Try this thought exercise. In your life, you have the power to significantly alter the lives of twenty people. Probably quite a few more, if we're honest, but let's say twenty for this thought exercise. In a given year, you could find that one lonely neighbor or depressed coworker or unloved young person and really start to invest in them. Just one person, say one hour a week, inviting them over for dinner every Thursday or knocking on their door or whatever. One person, once a week, for the long term. If you do that, you will radically alter the life of that person.
Then, a year or two later, you could find another person and do the same. By this point, that first relationship will hopefully have grown to a point where it doesn't take as much work and is a natural part of the rhythms of life. So find the next person and do the same thing. Do that, starting in your thirties, and by the time you are in your sixties you will have been a huge influence in the lives of twenty people.
Now here's where you need your imagination a bit: reflect on the fact that, hopefully, through your influence those people are investing in others. Not all of them - there are people we pour into who never move past their brokenness, and that is okay. However, say half of them do. Ten of them start the same pattern in their lives. Suddenly, two hundred people are being blessed by your faithfulness. Replicate that out just one more step and it is two thousand. Your faithful love in the small place God has put you is like a rock thrown into a pond; it ripples outward beyond anyone's comprehension.
Of course, all of that sounds easy on paper. To have such an impact on people requires several hard tasks.
1. It assumes you are choosing to invest in people who need it. One of our great temptations is to choose our relationships based on their utility to us. We befriend only people who give us advantages. The calling I am describing requires us to ask not "who do I get the most from" but "who can I give the most to?" It is an investment - it should be costly.
2. It assumes you are investing in people intentionally. Lives are not changed by shooting the breeze about the weather or local sports. Of course, relationships can't be deep all the time. Small talk and fun activities and relaxed banter are all important parts of growing closer to someone. However, to really change a life requires a willingness to also step into the hard stuff. To be vulnerable about our struggles and what we are learning and to invite others to explore those same places in their own lives.

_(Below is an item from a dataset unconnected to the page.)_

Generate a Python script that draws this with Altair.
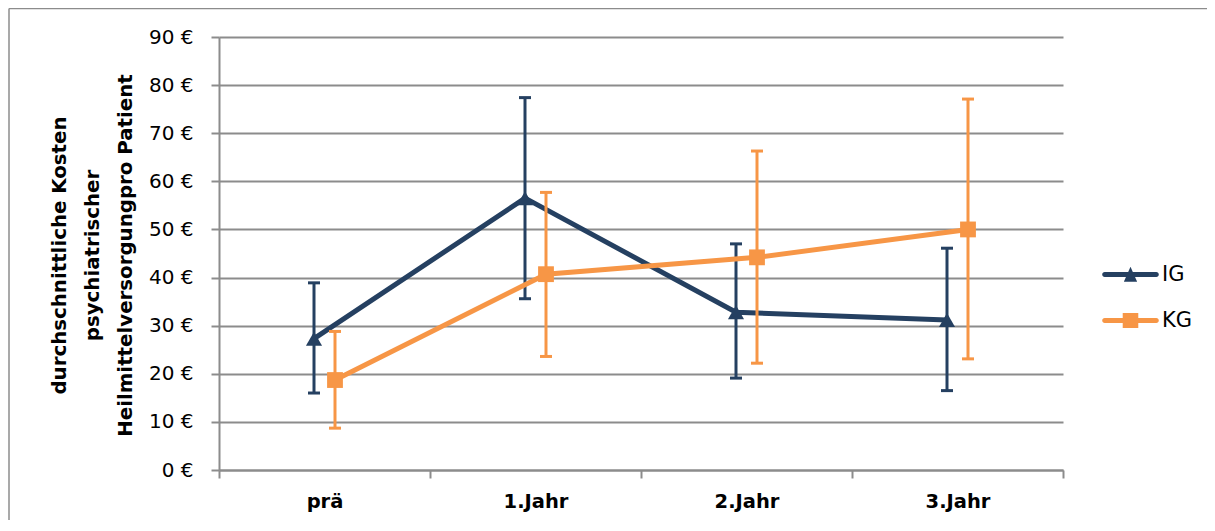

3. It assumes you are investing in people for the long term. You have to keep showing up. Often, there will come a point in a relationship where the person tries to withdraw. Even if they don't, you will realize that human brokenness is tenacious. Relational transformation comes not from a single conversation that fixes someone but through consistent presence over years. Growth, while it often does come, occurs in increments too small for the human eye to see.
In addition, as we step back from this imaginative exercise, we should recognize that all of the above is tidier than real life. You won't have a single relationship each year. At times, you'll start the process with several people and discover that only one or two of the attempts stick. At the same time, it might be years of trying before a relationship begins. I remember talking to one woman whose life was altered by being invited into the community of her neighbors, but it took a decade of invitations and people knocking on her door before she was willing to begin the process.
Yet for all of those caveats - this is what faithfulness looks like. It is almost always small and particular. Nobody will write news stories about such a life. Nobody gets famous for doing it. Yet such small faithfulness is the channel through which transformation flows. We cannot fix the world, but we can bless the corner of it where God has placed us, and the thread of that blessing woven invisibly through the tapestry of history can completely change the composition of the whole.